Building a Design System for Female Entrepreneurs
Over the past year, I’ve worked with several coaches—each with a different niche, but strangely similar websites. Think soft colors, big testimonials, bold "book a call" buttons, and lots of kind, wise words. I started noticing patterns.
At the same time, I realized I was solving the same design problems over and over. So instead of starting from scratch each time, I decided to build a flexible, reusable component system tailored specifically for coaching websites.
This project is not just about creating pretty buttons (though there will be plenty of those). It’s about scaling my design process without losing soul, increasing consistency, and speeding up delivery—while still leaving room for personalization.
“A design system isn’t just a toolkit. It’s a product.”
Why am I doing this?(Goals and OKRs)
Inspired by Dan Mall’s design system course, I wanted to treat this system like a real product—with outcomes, not just outputs.
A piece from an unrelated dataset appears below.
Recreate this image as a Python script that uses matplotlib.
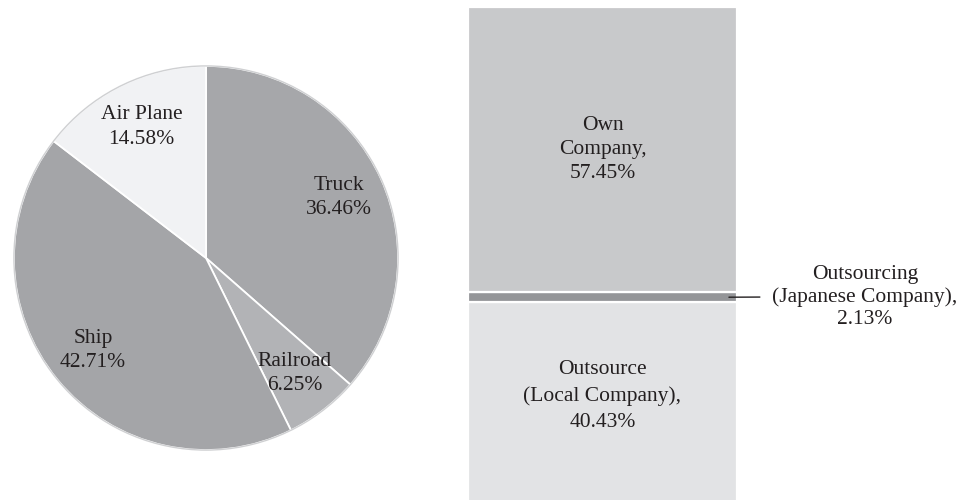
import matplotlib
matplotlib.use("Agg")
import matplotlib.pyplot as plt
from matplotlib.patches import Circle

# Transport mode shares (pie, clockwise from 12 o'clock)
MODES = ["Truck", "Railroad", "Ship", "Air Plane"]
MODE_SHARE = [36.46, 6.25, 42.71, 14.58]
MODE_COLORS = ["#a6a7aa", "#b2b3b6", "#a4a5a8", "#f1f2f4"]

# Who carries the goods (stacked bar, bottom -> top)
CARRIERS = ["Outsource\n(Local Company),", "Outsourcing\n(Japanese Company),", "Own\nCompany,"]
CARRIER_SHARE = [40.43, 2.13, 57.45]
CARRIER_COLORS = ["#e2e3e5", "#949598", "#c8c9cb"]

TXT = "#231f20"
FS = 15.5
plt.rcParams["font.family"] = ["Liberation Serif", "DejaVu Serif"]

W, H = 962, 500
fig = plt.figure(figsize=(W / 100, H / 100), dpi=100)


def px_axes(x0, y0, x1, y1):
    # axes from pixel box (top-left origin)
    return fig.add_axes([x0 / W, 1 - y1 / H, (x1 - x0) / W, (y1 - y0) / H])


# --- pie ---
ax = px_axes(12, 64, 400, 452)
wedges, texts = ax.pie(MODE_SHARE, colors=MODE_COLORS, startangle=90, counterclock=False,
                       labels=[f"{m}\n{v:.2f}%" for m, v in zip(MODES, MODE_SHARE)],
                       labeldistance=0.76,
                       wedgeprops=dict(edgecolor="white", linewidth=1.3),
                       textprops=dict(fontsize=FS, color=TXT))
for t in texts:
    t.set_ha("center")
    t.set_va("center")
    t.set_linespacing(1.37)
ax.add_patch(Circle((0, 0), 1.0, fill=False, edgecolor="#cfd0d2", linewidth=1.0))
ax.set_xlim(-1.01, 1.01)
ax.set_ylim(-1.01, 1.01)
ax.set_aspect("equal")
ax.axis("off")

# --- stacked bar ---
bx = px_axes(468, 7, 737, 503)
bottom = 0
mids = []
for lab, v, c in zip(CARRIERS, CARRIER_SHARE, CARRIER_COLORS):
    bx.bar(0, v, bottom=bottom, width=1.0, color=c, edgecolor="white", linewidth=1.6)
    mids.append(bottom + v / 2)
    bottom += v
bx.set_xlim(-0.5, 0.5)
bx.set_ylim(0, sum(CARRIER_SHARE))
bx.axis("off")

bx.text(0, mids[2], f"{CARRIERS[2]}\n{CARRIER_SHARE[2]:.2f}%", ha="center", va="center",
        fontsize=FS, color=TXT, linespacing=1.37)
bx.text(0, mids[0] + 1.3, f"{CARRIERS[0]}\n{CARRIER_SHARE[0]:.2f}%", ha="center", va="center",
        fontsize=FS, color=TXT, linespacing=1.5)
bx.annotate(f"{CARRIERS[1]}\n{CARRIER_SHARE[1]:.2f}%", xy=(0.47, mids[1]),
            xytext=(865, H - 297), textcoords="figure pixels",
            ha="center", va="center", fontsize=FS, color=TXT, linespacing=1.23,
            annotation_clip=False,
            arrowprops=dict(arrowstyle="-", color=TXT, lw=1.0, relpos=(0, 0.5),
                            shrinkA=7, shrinkB=0))

fig.savefig("out.png", dpi=100, facecolor="white")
Here’s what success looks like for me:
Objective
Create a scalable design system for coach websites
Deliver designs faster without sacrificing quality
Improve consistenct+ reduce decision fatigue
track my own process+ impact
Practice applyting system thinking principles
Key Results
Build 1 base system + 3 branded variations
Cut homepage design time by %50
Reuse 70% of components across projects
Measure time saved, components reused and revision cycles
Use dan Mall’s success metrics and iteration mindset
This case study will grow over time. I’m documenting the process as I go—from early research and pattern spotting to building, testing, and refining the system.
Here’s the current plan:
Week 1: Identify patterns in coaching websites + define core components
Week 2: Build the system in Figma (typography, color tokens, spacing, components)
Week 3: Test it by designing 3 homepage concepts for different "coach types"
Week 4: Refine + create documentation, success metrics, and launch the full case study
Week 1- Identify patterns
Hero Block
Most of my customers wanted the website to start with an image of them with a text welcoming their customers.
CTA Button
4 out of 4 customers wanted a CTA with a button to hook their customers on the header
Testimonial Carousel
Again to create trust in their customers, they wanted a testimonial carousel that will show their happy customers
Use of Script Font
3/4 wanted a script font that has a feminine touch to the visual elements of the website. To avoid usability issues, I used this for parts that the content is repeated.
Process Section
4/4 customers wanted a section where they show the process to introduce their methods
Hooks
All of them wanted a part where they will give freebies that create value to their customers- with a very similar layout.